- _Instructions to follow_
Look through the data and write out every line with the word "chart" in it.
** BEGIN Supplied data **
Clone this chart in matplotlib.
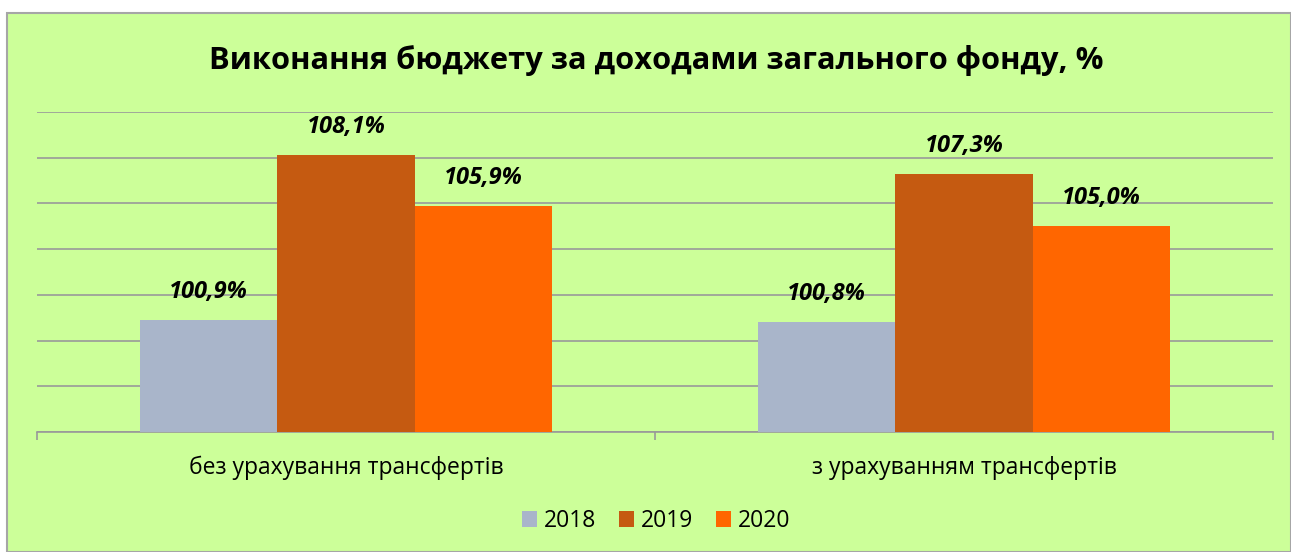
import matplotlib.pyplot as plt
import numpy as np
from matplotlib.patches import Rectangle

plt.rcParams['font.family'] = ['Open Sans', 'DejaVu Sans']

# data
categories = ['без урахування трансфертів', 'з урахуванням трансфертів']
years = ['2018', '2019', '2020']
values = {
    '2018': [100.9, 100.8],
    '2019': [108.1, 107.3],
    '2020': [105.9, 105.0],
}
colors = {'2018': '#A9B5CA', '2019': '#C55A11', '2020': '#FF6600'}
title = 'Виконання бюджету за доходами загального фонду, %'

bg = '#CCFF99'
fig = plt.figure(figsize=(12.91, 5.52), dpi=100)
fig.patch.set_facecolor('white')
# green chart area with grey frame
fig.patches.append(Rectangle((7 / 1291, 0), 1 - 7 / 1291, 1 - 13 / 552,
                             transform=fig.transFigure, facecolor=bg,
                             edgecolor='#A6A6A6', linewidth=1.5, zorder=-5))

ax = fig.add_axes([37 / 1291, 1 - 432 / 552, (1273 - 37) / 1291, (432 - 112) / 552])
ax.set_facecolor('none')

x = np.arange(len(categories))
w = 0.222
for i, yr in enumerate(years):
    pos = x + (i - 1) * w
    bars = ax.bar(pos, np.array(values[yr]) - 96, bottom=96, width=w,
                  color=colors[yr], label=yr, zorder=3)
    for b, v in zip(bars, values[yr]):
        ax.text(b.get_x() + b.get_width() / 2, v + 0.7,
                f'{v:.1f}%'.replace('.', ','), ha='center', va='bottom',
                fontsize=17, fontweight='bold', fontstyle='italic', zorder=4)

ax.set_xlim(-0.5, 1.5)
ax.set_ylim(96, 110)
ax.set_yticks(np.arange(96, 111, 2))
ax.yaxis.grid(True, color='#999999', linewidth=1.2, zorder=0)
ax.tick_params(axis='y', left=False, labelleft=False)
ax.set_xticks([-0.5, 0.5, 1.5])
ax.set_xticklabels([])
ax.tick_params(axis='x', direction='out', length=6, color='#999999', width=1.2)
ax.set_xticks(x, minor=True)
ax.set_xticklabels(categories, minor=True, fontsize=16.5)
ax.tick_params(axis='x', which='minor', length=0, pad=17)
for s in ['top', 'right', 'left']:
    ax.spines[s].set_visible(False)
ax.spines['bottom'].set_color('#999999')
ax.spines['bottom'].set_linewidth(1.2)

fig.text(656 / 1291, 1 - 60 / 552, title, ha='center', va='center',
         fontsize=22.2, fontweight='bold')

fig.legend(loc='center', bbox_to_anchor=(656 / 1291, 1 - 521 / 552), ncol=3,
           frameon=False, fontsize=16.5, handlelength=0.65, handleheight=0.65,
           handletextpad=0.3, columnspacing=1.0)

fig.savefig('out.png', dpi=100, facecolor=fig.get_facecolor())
** END Supplied data **
- _Exercise output_
Clone this chart in matplotlib.
# green chart area with grey frame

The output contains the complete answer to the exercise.